(REQUIREMENT): Your task is to output the listing word for word, with pictures excluded.

** start **

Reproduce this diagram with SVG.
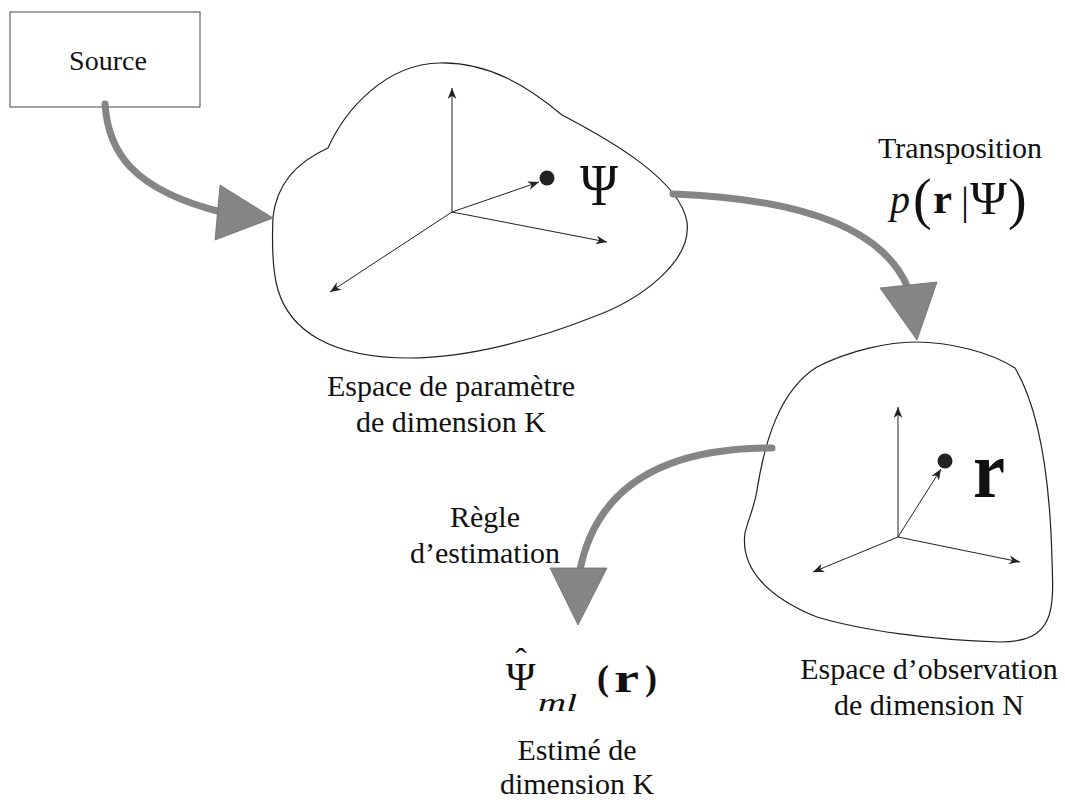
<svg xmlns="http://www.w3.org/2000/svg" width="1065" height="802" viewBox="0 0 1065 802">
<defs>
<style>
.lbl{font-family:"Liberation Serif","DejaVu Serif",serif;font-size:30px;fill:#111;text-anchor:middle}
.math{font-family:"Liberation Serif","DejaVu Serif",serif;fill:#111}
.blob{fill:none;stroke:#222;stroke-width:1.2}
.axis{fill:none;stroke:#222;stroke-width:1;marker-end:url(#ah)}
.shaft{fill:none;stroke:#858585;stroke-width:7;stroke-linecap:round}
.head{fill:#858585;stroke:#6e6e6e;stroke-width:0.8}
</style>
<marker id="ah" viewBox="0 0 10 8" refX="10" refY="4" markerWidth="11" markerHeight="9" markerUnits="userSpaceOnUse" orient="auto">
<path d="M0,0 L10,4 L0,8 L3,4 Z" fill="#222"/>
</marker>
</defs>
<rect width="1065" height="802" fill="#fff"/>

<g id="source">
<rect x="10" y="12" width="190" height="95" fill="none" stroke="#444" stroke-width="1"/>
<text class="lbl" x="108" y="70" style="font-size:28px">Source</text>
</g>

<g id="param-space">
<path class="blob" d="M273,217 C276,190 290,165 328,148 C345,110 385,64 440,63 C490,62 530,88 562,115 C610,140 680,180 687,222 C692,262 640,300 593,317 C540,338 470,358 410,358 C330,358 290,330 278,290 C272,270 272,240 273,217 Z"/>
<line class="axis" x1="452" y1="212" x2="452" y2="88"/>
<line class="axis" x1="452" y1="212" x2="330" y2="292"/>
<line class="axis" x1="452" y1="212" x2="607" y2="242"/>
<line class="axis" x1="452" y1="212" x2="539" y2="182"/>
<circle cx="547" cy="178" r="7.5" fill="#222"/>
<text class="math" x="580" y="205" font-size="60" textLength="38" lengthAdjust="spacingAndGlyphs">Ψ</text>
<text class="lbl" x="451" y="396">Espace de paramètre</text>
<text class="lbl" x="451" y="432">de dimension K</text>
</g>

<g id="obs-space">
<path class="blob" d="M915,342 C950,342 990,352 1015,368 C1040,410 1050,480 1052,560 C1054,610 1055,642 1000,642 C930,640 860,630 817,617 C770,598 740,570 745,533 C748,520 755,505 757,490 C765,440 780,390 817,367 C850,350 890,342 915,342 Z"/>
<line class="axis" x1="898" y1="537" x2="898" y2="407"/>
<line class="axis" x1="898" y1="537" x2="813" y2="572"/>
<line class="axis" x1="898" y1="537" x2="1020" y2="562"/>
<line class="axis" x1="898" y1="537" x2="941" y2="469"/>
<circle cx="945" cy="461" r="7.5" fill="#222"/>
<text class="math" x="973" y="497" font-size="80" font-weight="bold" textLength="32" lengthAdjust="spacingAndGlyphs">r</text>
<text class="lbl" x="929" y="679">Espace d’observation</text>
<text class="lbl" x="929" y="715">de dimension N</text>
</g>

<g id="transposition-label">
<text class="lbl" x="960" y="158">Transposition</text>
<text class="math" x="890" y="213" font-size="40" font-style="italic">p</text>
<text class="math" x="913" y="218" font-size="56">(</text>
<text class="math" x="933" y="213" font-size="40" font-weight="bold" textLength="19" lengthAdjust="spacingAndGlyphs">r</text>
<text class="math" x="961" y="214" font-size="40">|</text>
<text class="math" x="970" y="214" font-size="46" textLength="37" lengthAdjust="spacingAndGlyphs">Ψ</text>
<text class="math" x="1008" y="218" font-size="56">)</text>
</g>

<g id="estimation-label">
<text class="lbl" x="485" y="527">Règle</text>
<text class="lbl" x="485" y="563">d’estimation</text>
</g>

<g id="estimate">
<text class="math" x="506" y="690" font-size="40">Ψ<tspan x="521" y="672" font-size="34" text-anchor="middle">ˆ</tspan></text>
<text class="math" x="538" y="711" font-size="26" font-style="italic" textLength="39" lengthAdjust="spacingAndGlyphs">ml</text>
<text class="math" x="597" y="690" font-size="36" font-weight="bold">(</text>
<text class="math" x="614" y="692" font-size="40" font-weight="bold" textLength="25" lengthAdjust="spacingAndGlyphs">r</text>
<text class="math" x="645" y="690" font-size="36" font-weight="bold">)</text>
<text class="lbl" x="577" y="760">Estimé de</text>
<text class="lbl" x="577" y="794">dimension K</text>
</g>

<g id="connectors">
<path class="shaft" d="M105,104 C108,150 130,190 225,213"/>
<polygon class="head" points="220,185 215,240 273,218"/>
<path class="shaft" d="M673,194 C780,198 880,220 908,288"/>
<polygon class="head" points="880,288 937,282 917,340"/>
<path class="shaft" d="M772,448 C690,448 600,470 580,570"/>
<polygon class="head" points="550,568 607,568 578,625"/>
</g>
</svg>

** end **

(TASK SOLUTION):
Reproduce this diagram with SVG.
<svg xmlns="http://www.w3.org/2000/svg" width="1065" height="802" viewBox="0 0 1065 802">
<defs>
<style>
.lbl{font-family:"Liberation Serif","DejaVu Serif",serif;font-size:30px;fill:#111;text-anchor:middle}
.math{font-family:"Liberation Serif","DejaVu Serif",serif;fill:#111}
.blob{fill:none;stroke:#222;stroke-width:1.2}
.axis{fill:none;stroke:#222;stroke-width:1;marker-end:url(#ah)}
.shaft{fill:none;stroke:#858585;stroke-width:7;stroke-linecap:round}
.head{fill:#858585;stroke:#6e6e6e;stroke-width:0.8}
</style>
<marker id="ah" viewBox="0 0 10 8" refX="10" refY="4" markerWidth="11" markerHeight="9" markerUnits="userSpaceOnUse" orient="auto">
<path d="M0,0 L10,4 L0,8 L3,4 Z" fill="#222"/>
</marker>
</defs>
<rect width="1065" height="802" fill="#fff"/>

<g id="source">
<rect x="10" y="12" width="190" height="95" fill="none" stroke="#444" stroke-width="1"/>
<text class="lbl" x="108" y="70" style="font-size:28px">Source</text>
</g>

<g id="param-space">
<path class="blob" d="M273,217 C276,190 290,165 328,148 C345,110 385,64 440,63 C490,62 530,88 562,115 C610,140 680,180 687,222 C692,262 640,300 593,317 C540,338 470,358 410,358 C330,358 290,330 278,290 C272,270 272,240 273,217 Z"/>
<line class="axis" x1="452" y1="212" x2="452" y2="88"/>
<line class="axis" x1="452" y1="212" x2="330" y2="292"/>
<line class="axis" x1="452" y1="212" x2="607" y2="242"/>
<line class="axis" x1="452" y1="212" x2="539" y2="182"/>
<circle cx="547" cy="178" r="7.5" fill="#222"/>
<text class="math" x="580" y="205" font-size="60" textLength="38" lengthAdjust="spacingAndGlyphs">Ψ</text>
<text class="lbl" x="451" y="396">Espace de paramètre</text>
<text class="lbl" x="451" y="432">de dimension K</text>
</g>

<g id="obs-space">
<path class="blob" d="M915,342 C950,342 990,352 1015,368 C1040,410 1050,480 1052,560 C1054,610 1055,642 1000,642 C930,640 860,630 817,617 C770,598 740,570 745,533 C748,520 755,505 757,490 C765,440 780,390 817,367 C850,350 890,342 915,342 Z"/>
<line class="axis" x1="898" y1="537" x2="898" y2="407"/>
<line class="axis" x1="898" y1="537" x2="813" y2="572"/>
<line class="axis" x1="898" y1="537" x2="1020" y2="562"/>
<line class="axis" x1="898" y1="537" x2="941" y2="469"/>
<circle cx="945" cy="461" r="7.5" fill="#222"/>
<text class="math" x="973" y="497" font-size="80" font-weight="bold" textLength="32" lengthAdjust="spacingAndGlyphs">r</text>
<text class="lbl" x="929" y="679">Espace d’observation</text>
<text class="lbl" x="929" y="715">de dimension N</text>
</g>

<g id="transposition-label">
<text class="lbl" x="960" y="158">Transposition</text>
<text class="math" x="890" y="213" font-size="40" font-style="italic">p</text>
<text class="math" x="913" y="218" font-size="56">(</text>
<text class="math" x="933" y="213" font-size="40" font-weight="bold" textLength="19" lengthAdjust="spacingAndGlyphs">r</text>
<text class="math" x="961" y="214" font-size="40">|</text>
<text class="math" x="970" y="214" font-size="46" textLength="37" lengthAdjust="spacingAndGlyphs">Ψ</text>
<text class="math" x="1008" y="218" font-size="56">)</text>
</g>

<g id="estimation-label">
<text class="lbl" x="485" y="527">Règle</text>
<text class="lbl" x="485" y="563">d’estimation</text>
</g>

<g id="estimate">
<text class="math" x="506" y="690" font-size="40">Ψ<tspan x="521" y="672" font-size="34" text-anchor="middle">ˆ</tspan></text>
<text class="math" x="538" y="711" font-size="26" font-style="italic" textLength="39" lengthAdjust="spacingAndGlyphs">ml</text>
<text class="math" x="597" y="690" font-size="36" font-weight="bold">(</text>
<text class="math" x="614" y="692" font-size="40" font-weight="bold" textLength="25" lengthAdjust="spacingAndGlyphs">r</text>
<text class="math" x="645" y="690" font-size="36" font-weight="bold">)</text>
<text class="lbl" x="577" y="760">Estimé de</text>
<text class="lbl" x="577" y="794">dimension K</text>
</g>

<g id="connectors">
<path class="shaft" d="M105,104 C108,150 130,190 225,213"/>
<polygon class="head" points="220,185 215,240 273,218"/>
<path class="shaft" d="M673,194 C780,198 880,220 908,288"/>
<polygon class="head" points="880,288 937,282 917,340"/>
<path class="shaft" d="M772,448 C690,448 600,470 580,570"/>
<polygon class="head" points="550,568 607,568 578,625"/>
</g>
</svg>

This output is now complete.